While not exactly a sequel, [Enlightened Sexism: The Seductive Message that Feminism’s Work is Done] once again examines the mass media and the often conflicting images of women it presents – this time from roughly 1990 to the present. But instead of examining how the mass media may have contributed or reflected the feminist movement, this time she’s using the same kind of study as a wake-up call and call to arms, thus joining an increasing number of voices who are saying the same thing.

Douglas, with her characteristic wit, argues that the battle for equality has not been won and that many of the images of female power the mass media has been giving us over the last 15 or so years has been little more than fantasy.

"What the media have been giving us, then, are little more than fantasies of power. They assure girls and women, repeatedly, that women’s liberation is a fait accompli and that we are stronger, more successful, more sexually in control, more fearless, and more held in awe than we actually are… Of course women in fictional TV shows can be in the highest positions of authority, but in real life—maybe not such a good idea. Instead, the wheedling, seductive message to young women is that being decorative is the highest form of power—when, of course, if it were, Dick Cheney would have gone to work every day in a sequined tutu."

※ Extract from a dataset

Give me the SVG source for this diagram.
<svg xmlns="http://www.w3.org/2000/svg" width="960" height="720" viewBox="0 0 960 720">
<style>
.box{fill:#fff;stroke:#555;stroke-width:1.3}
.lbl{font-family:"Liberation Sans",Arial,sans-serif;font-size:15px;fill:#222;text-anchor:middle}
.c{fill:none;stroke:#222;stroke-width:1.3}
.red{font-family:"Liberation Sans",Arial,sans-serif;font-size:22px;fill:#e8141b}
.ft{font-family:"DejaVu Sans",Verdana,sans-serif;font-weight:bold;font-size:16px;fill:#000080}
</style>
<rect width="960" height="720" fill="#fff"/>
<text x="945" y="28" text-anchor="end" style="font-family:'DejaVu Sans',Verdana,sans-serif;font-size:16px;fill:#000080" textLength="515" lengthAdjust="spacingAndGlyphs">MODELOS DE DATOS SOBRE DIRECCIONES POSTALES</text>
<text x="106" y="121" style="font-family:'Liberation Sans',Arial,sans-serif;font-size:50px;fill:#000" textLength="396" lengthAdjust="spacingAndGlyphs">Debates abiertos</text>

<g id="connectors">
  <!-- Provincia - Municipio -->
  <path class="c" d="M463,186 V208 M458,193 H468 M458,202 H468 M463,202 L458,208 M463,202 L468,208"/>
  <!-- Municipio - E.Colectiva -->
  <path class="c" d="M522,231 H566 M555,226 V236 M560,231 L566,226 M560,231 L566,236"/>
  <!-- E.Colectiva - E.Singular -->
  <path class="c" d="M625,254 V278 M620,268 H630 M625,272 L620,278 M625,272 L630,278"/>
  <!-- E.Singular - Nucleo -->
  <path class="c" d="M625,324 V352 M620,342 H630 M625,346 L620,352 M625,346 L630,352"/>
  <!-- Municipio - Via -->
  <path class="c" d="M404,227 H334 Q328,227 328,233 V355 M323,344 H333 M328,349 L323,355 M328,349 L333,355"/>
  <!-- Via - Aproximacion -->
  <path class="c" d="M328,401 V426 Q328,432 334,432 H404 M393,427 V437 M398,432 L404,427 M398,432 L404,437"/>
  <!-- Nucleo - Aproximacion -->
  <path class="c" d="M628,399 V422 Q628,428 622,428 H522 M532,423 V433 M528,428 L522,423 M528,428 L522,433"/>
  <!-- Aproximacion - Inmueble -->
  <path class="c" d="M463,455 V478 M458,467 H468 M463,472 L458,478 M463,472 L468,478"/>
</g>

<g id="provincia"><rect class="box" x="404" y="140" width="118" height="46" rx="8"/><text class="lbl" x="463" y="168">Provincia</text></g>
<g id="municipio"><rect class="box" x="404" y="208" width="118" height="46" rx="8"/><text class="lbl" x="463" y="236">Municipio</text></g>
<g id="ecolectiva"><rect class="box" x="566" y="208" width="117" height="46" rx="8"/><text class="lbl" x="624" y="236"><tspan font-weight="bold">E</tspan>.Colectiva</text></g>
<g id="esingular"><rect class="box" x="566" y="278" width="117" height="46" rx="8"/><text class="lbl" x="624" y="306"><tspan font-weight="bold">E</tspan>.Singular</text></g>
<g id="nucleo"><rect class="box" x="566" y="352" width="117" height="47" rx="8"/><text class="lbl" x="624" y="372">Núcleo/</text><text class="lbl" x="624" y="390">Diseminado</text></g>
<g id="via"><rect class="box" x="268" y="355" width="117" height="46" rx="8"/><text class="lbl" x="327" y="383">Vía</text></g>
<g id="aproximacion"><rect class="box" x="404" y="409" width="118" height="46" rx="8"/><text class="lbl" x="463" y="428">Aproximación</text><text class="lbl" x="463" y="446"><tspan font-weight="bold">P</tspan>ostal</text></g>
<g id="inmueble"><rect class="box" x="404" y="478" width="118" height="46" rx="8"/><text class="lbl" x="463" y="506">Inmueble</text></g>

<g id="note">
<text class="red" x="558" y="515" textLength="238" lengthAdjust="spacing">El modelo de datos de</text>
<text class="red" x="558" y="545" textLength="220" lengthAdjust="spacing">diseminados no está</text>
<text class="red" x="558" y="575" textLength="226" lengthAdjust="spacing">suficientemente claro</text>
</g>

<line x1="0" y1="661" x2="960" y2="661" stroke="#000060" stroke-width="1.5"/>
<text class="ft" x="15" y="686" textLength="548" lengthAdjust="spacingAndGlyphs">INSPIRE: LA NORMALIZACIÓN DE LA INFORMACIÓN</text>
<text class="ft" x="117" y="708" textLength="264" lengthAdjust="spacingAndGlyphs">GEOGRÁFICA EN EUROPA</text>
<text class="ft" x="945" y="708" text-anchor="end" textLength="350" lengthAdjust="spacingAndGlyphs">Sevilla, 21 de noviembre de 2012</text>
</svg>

Douglas’s term “enlightened sexism” is a nod to an earlier book titled [Enlightened Racism]. “Enlightened sexism is feminist in its outward appearance (of course you can buy or be anything you want) but sexist in its intent (hold on, girls, only up to a certain point, and not in any way that discomfits men or pushes feminist goals one more centimeter forward). While enlightened sexism seems to support women’s equality, it is dedicated to the undoing of feminism.”

Examining the mass media, particularly television from 1990 onward, Douglas chronicles the rise in this enlightened sexism, and the examination is – like in her earlier book – fascinating. It’s a lot to digest and probably not a book one would want to read quickly. Let me give you the highlights using the chapter headings (rather oversimplified, I’m afraid):
-1990 and the show “Beverly Hills 90210” – one of the first programs successfully aimed at the teenage girl market.
- “Castration Anxiety” – images of dangerous women (remember Loreena Bobbitt, Amy Fisher?) and women who don’t play by the rules (Janet Reno) in the early 1990s.
- “Warrior Women in Thongs” examines shows like “Xena” and “Buffy” in the mid to late 1990s
- “A New Girliness” examines movies such as “Clueless,” “Legally Blonde,” and “Miss Congeniality“ and television shows like “Ally McBeal.”
- In “you Go, Girl”, she examines how African American women and other women of color are portrayed in the mass media during this period (including the success of Oprah, the rise of rap music..etc).
- “Sex “R” Us” looks at the mainstreaming of pornography beginning in the late 1990s. “…the rampant return to the often degrading sexual objectification of women, and the increasing sexualization of children, especially girls.”
-“Reality Bites” looks at so-called reality television from “The Bachelor” to “Survivor” to “Wife Swap.”
-“Lean and Mean” looks at a possible connection between our culture’s pressure for women to fit into a size zero dress while still filling out a 38D bra and the rise of “queen bees” and “mean girls.” I found this a particularly provocative theory and although I’m not convinced entirely of the connection, the exploration of the topic was fascinating.
-“Red Carpet Mania” examines our cultural obsession with celebrity and what the celebrity industry is telling us.
In “Women on Top…Sort Of”, Douglas decodes the media coverage and examines how women are talked about in the last election (Clinton, Palin, Michelle Obama), and other prominent women (Martha Stewart, Katie Couric). She also discusses their television counterparts in shows like “ER,” “Law & Order,” “Commander in Chief,” and “Boston Legal.”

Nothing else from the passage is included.